Transaksi asuransi dengan segala jenisnya seperti asuransi jiwa, niaga, pendidikan dan yang lainnya sarat dengan praktek riba. Karena yang terjadi sebetulnya akad tukar-menukar uang dengan uang. Dimana pihak tertanggung (nasabah) menerima uang sebagai ganti rugi dari biaya premi yang sekian lama telah dia setorkan. Sedangkan menukar uang sejenis haruslah terpenuhi dua syarat yaitu taqobudh dan tamatsul. Kedua syarat inilah yang dilanggar dalam akad asuransi sehingga terjatuh dalam praktek riba.

5. Transaksi Spot

Yaitu pembelian dan penjualan valas yang dalam ketentuannya bisa diselesaikan paling lambat dalam tempo dua hari. Pihak yang membolehkan transaksi valas ini menganggap waktu dua hari sebagai proses penyelesaian yang tidak mungkin dihindari. Ini pendapat yang tidak dapat dibenarkan kaena dalil-dalil menegaskan bahwa jual beli emas dan perak atau jual beli mata uang yang jenisnya berbeda (rupiah dengan dollar) haruslah terpenuhi satu syarat yaitu taqobudh (kontan langsung diserahterimakan tanpa penundaan). Sedangkan dalam transaksi spot penundaannya sampai dua hari. Model transaksi seperti inilah yang mempengaruhi kurs mata uang dan mengakibatkan krisis global.

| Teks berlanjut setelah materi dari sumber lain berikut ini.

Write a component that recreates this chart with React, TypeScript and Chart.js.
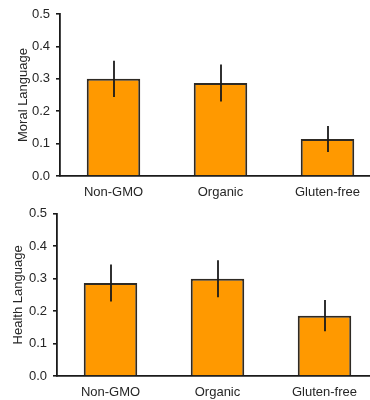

Demikian beberapa contoh praktek riba yang umumnya berlaku di tengah masyarakat. Sekalipun dalam transaksi riba itu nampaknya menguntungkan, namun kerugian yang ditanggung sebetulnya berkali-kali lipat.

Sebagai seorang Mukmin tentu kita harus bergantung hanya kepada Allah, tidak bergantung kepada hukum pasar yang mengabaikan prinsip halal harom. Allah yang menciptakan kita tentu Dia yang lebih mengetahui apa yang terbaik bagi hamba-Nya.